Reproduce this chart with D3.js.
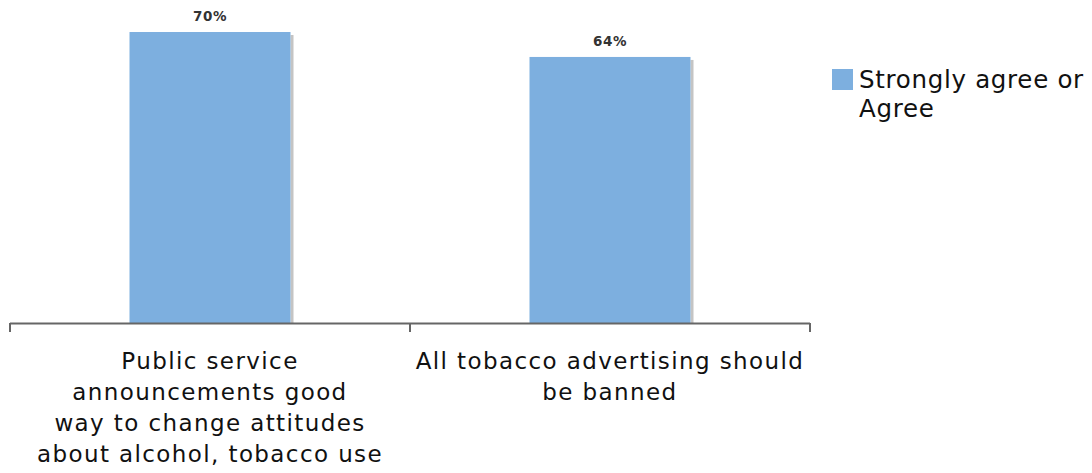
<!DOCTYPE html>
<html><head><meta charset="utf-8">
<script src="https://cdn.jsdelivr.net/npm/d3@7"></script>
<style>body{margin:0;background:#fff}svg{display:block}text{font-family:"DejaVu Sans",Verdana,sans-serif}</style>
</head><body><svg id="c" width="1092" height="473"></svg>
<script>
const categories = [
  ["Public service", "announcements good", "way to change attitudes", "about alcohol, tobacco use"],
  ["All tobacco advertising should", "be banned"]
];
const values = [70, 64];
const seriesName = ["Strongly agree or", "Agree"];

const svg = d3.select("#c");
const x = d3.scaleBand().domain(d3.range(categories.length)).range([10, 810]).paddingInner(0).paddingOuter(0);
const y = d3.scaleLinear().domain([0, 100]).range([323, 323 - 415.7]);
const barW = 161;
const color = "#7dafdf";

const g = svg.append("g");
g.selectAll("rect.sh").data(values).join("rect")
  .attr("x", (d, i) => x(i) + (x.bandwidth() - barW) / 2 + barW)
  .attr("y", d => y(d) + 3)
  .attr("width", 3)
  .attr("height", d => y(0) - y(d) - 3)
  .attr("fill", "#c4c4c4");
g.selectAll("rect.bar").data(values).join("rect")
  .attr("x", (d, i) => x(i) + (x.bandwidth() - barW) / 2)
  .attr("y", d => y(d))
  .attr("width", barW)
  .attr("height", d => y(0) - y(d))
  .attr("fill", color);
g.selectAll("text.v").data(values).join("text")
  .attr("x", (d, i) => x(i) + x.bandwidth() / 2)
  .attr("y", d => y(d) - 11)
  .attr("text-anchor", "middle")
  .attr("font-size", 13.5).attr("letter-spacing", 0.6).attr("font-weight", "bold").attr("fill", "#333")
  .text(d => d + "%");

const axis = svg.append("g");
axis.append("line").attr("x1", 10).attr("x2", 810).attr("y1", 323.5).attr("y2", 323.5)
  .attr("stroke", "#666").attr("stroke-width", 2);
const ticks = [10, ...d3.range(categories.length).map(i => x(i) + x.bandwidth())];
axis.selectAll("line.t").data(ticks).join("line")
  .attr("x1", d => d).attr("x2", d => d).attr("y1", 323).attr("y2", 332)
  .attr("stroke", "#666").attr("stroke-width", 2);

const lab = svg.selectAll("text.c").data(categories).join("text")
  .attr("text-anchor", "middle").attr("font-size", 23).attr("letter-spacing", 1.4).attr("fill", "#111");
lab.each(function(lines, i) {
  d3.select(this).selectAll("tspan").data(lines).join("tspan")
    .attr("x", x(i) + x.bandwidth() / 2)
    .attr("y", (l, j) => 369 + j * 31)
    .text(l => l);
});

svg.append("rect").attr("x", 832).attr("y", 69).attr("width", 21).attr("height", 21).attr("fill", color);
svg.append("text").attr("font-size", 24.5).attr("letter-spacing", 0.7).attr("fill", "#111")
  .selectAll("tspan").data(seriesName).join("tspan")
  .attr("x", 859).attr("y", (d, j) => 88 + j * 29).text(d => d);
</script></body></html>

▶ _Task description_: Give all the lines above again, character for character, without pictures.

▶ _Solution to this exercise_:
Reproduce this chart with D3.js.
<!DOCTYPE html>
<html><head><meta charset="utf-8">
<script src="https://cdn.jsdelivr.net/npm/d3@7"></script>
<style>body{margin:0;background:#fff}svg{display:block}text{font-family:"DejaVu Sans",Verdana,sans-serif}</style>
</head><body><svg id="c" width="1092" height="473"></svg>
<script>
const categories = [
  ["Public service", "announcements good", "way to change attitudes", "about alcohol, tobacco use"],
  ["All tobacco advertising should", "be banned"]
];
const values = [70, 64];
const seriesName = ["Strongly agree or", "Agree"];

const svg = d3.select("#c");
const x = d3.scaleBand().domain(d3.range(categories.length)).range([10, 810]).paddingInner(0).paddingOuter(0);
const y = d3.scaleLinear().domain([0, 100]).range([323, 323 - 415.7]);
const barW = 161;
const color = "#7dafdf";

const g = svg.append("g");
g.selectAll("rect.sh").data(values).join("rect")
  .attr("x", (d, i) => x(i) + (x.bandwidth() - barW) / 2 + barW)
  .attr("y", d => y(d) + 3)
  .attr("width", 3)
  .attr("height", d => y(0) - y(d) - 3)
  .attr("fill", "#c4c4c4");
g.selectAll("rect.bar").data(values).join("rect")
  .attr("x", (d, i) => x(i) + (x.bandwidth() - barW) / 2)
  .attr("y", d => y(d))
  .attr("width", barW)
  .attr("height", d => y(0) - y(d))
  .attr("fill", color);
g.selectAll("text.v").data(values).join("text")
  .attr("x", (d, i) => x(i) + x.bandwidth() / 2)
  .attr("y", d => y(d) - 11)
  .attr("text-anchor", "middle")
  .attr("font-size", 13.5).attr("letter-spacing", 0.6).attr("font-weight", "bold").attr("fill", "#333")
  .text(d => d + "%");

const axis = svg.append("g");
axis.append("line").attr("x1", 10).attr("x2", 810).attr("y1", 323.5).attr("y2", 323.5)
  .attr("stroke", "#666").attr("stroke-width", 2);
const ticks = [10, ...d3.range(categories.length).map(i => x(i) + x.bandwidth())];
axis.selectAll("line.t").data(ticks).join("line")
  .attr("x1", d => d).attr("x2", d => d).attr("y1", 323).attr("y2", 332)
  .attr("stroke", "#666").attr("stroke-width", 2);

const lab = svg.selectAll("text.c").data(categories).join("text")
  .attr("text-anchor", "middle").attr("font-size", 23).attr("letter-spacing", 1.4).attr("fill", "#111");
lab.each(function(lines, i) {
  d3.select(this).selectAll("tspan").data(lines).join("tspan")
    .attr("x", x(i) + x.bandwidth() / 2)
    .attr("y", (l, j) => 369 + j * 31)
    .text(l => l);
});

svg.append("rect").attr("x", 832).attr("y", 69).attr("width", 21).attr("height", 21).attr("fill", color);
svg.append("text").attr("font-size", 24.5).attr("letter-spacing", 0.7).attr("fill", "#111")
  .selectAll("tspan").data(seriesName).join("tspan")
  .attr("x", 859).attr("y", (d, j) => 88 + j * 29).text(d => d);
</script></body></html>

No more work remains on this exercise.